You should know that a paper was presented at OLS 2006 regarding a lockless page
cache from Nick Piggin that uses RCU and other lockless techniques to get a highly
parallelized page cache. They get a linear increase in performance for the CPU set
they are using. It's an impressive feat. I don't see how something like (data ?)
replication can handle something like that. RCU read sides are down to the
nanoseconds for an acquire which is very fast, faster than an atomic operation
by far.

They basically get clogged at about 3 CPUs, but with this the get nearly linear
increase in performance as CPUs are added.

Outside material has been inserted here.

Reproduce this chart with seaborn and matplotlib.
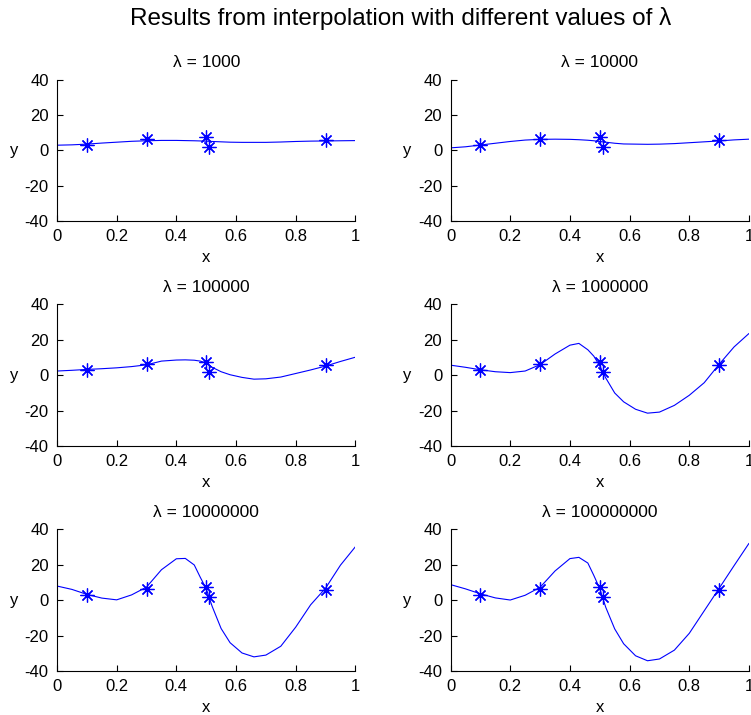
"""Smoothing-spline interpolation results for six values of lambda, redrawn
as a 3x2 grid of MATLAB-style panels."""

import matplotlib

matplotlib.use("Agg")
import matplotlib.pyplot as plt
import seaborn as sns

# Panel titles, in reading order (row by row).
LAMBDAS = ["1000", "10000", "100000", "1000000", "10000000", "100000000"]

CURVE_X = [0.0, 0.05, 0.1, 0.15, 0.2, 0.25, 0.3, 0.35, 0.4, 0.43, 0.46, 0.48,
           0.5, 0.52, 0.55, 0.58, 0.62, 0.66, 0.7, 0.75, 0.8, 0.85, 0.9, 0.95, 1.0]

CURVE_1E3 = [2.9, 3.1, 3.5, 4.1, 4.6, 5.1, 5.4, 5.6, 5.6, 5.5, 5.4, 5.3,
             5.2, 5.0, 4.8, 4.6, 4.5, 4.5, 4.5, 4.7, 5.0, 5.2, 5.3, 5.4, 5.5]
CURVE_1E4 = [1.4, 2.0, 3.0, 4.0, 5.0, 5.8, 6.2, 6.3, 6.2, 6.0, 5.7, 5.4,
             5.0, 4.6, 4.0, 3.6, 3.5, 3.4, 3.5, 3.8, 4.3, 4.8, 5.3, 5.9, 6.3]
CURVE_1E5 = [2.4, 2.8, 3.3, 3.7, 4.2, 4.9, 5.9, 8.0, 8.6, 8.7, 8.5, 8.0,
             7.0, 4.5, 2.0, 0.3, -1.2, -2.2, -2.0, -1.0, 1.0, 3.0, 5.2, 7.8, 10.2]
CURVE_1E6 = [5.7, 4.5, 3.1, 2.0, 1.5, 2.4, 6.0, 12.0, 17.0, 18.0, 14.4, 10.8,
             5.3, -1.5, -10.0, -15.0, -19.2, -21.4, -20.8, -17.0, -11.3, -4.2, 6.2, 16.0, 23.6]
CURVE_1E7 = [8.0, 6.1, 3.3, 1.2, 0.2, 3.0, 7.4, 17.2, 23.4, 23.6, 19.9, 13.0,
             6.5, -3.5, -16.0, -24.0, -29.8, -32.0, -31.0, -26.0, -15.2, -2.6, 6.8, 19.8, 30.2]
CURVE_1E8 = [8.8, 6.4, 3.6, 1.3, 0.1, 2.8, 7.3, 16.5, 23.5, 24.2, 21.0, 14.0,
             6.5, -4.0, -16.2, -24.6, -31.4, -34.2, -33.2, -28.2, -18.7, -6.0, 6.7, 19.5, 32.1]

CURVES = [CURVE_1E3, CURVE_1E4, CURVE_1E5, CURVE_1E6, CURVE_1E7, CURVE_1E8]

# The observed data points (same in every panel).
POINT_X = [0.1, 0.3, 0.5, 0.51, 0.9]
POINT_Y = [3.2, 6.3, 7.6, 2.0, 5.6]

X_TICKS = [0, 0.2, 0.4, 0.6, 0.8, 1]
X_TICK_LABELS = ["0", "0.2", "0.4", "0.6", "0.8", "1"]
Y_TICKS = [-40, -20, 0, 20, 40]
Y_TICK_LABELS = ["-40", "-20", "0", "20", "40"]

sns.set_style("ticks")
plt.rcParams["font.family"] = ["Liberation Sans", "DejaVu Sans"]
plt.rcParams["text.color"] = "black"
plt.rcParams["axes.labelcolor"] = "black"

fig, axes = plt.subplots(3, 2, figsize=(7.51, 7.15), dpi=100)
fig.subplots_adjust(left=0.0759, right=0.9973, bottom=0.0615, top=0.8888,
                    wspace=0.319, hspace=0.588)

for ax, lam, curve in zip(axes.flat, LAMBDAS, CURVES):
    sns.lineplot(x=CURVE_X, y=curve, ax=ax, color="blue", linewidth=0.8,
                 sort=False, estimator=None)
    ax.plot(POINT_X, POINT_Y, linestyle="none", marker=(8, 2, 0),
            markersize=10, markeredgewidth=0.9, color="blue")

    ax.set_xlim(0, 1)
    ax.set_ylim(-40, 40)
    ax.set_xticks(X_TICKS, X_TICK_LABELS)
    ax.set_yticks(Y_TICKS, Y_TICK_LABELS)
    ax.tick_params(direction="in", length=4, width=0.8, labelsize=12, pad=6,
                   colors="black")
    for side in ("left", "bottom"):
        ax.spines[side].set_linewidth(0.8)
        ax.spines[side].set_color("black")
    sns.despine(ax=ax)

    ax.set_title(f"λ = {lam}", fontsize=12.5, pad=9, color="black")
    ax.set_xlabel("x", fontsize=12, va="center")
    ax.set_ylabel("y", fontsize=12, rotation=0, va="center", ha="center")
    ax.xaxis.set_label_coords(0.5, -0.26)
    ax.yaxis.set_label_coords(-0.144, 0.5)

fig.suptitle("Results from interpolation with different values of λ",
             fontsize=17.5, x=0.534, y=0.974, va="center", color="black")
fig.savefig("out.png", dpi=100)
plt.close(fig)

	http://www.linuxsymposium.org/2006/linuxsymposium_procv2.pdf

Since RCU has different data guarantees than a traditionally locked data structure.
The user of the data via the API must have a means of dealing with this, but it
will defintely deliever some serious performance with shared memory systems if you
do.
Also Linux directory cache uses RCU as well and apparently it's a performance
problem as well. There are many examples in Linux regard RCU and it would be a good
thing to look at for ideas.

There are patent issues and the GPL license, but this is just too powerful an
algorithm to ignore. In many way, this brings out the ultimate in what shared
memory system can do.

>     The use of tokens in the system is primarily being relegated to situations
>     that actually need the above characteristics.  A very good example of
>     this is the traversal of system structures such as the system mountlist.
>     An example of incorrect use would be in, say, kern_objcache.c, where we
>     really ought to be using a spinlock there instead.

Ok, so you're still using tokens for larger subsystems that have long execution
paths if I understand you, right ?

One of the claims about dfBSD that I found interesting was that the your use of
token to break up long kernel paths was an incremental way of MPing the kernel.
This is in contrast to the complete removal of Giant in a lock path for a kernel
syscall. The question here that I've been wondering if tokens are living up to
its claim or not ?

That's really the main question I have using it as a general mechanism for MP
work in a legacy kernel (I'm thinking about using it for another system that is
already using a code path protection scheme).

bill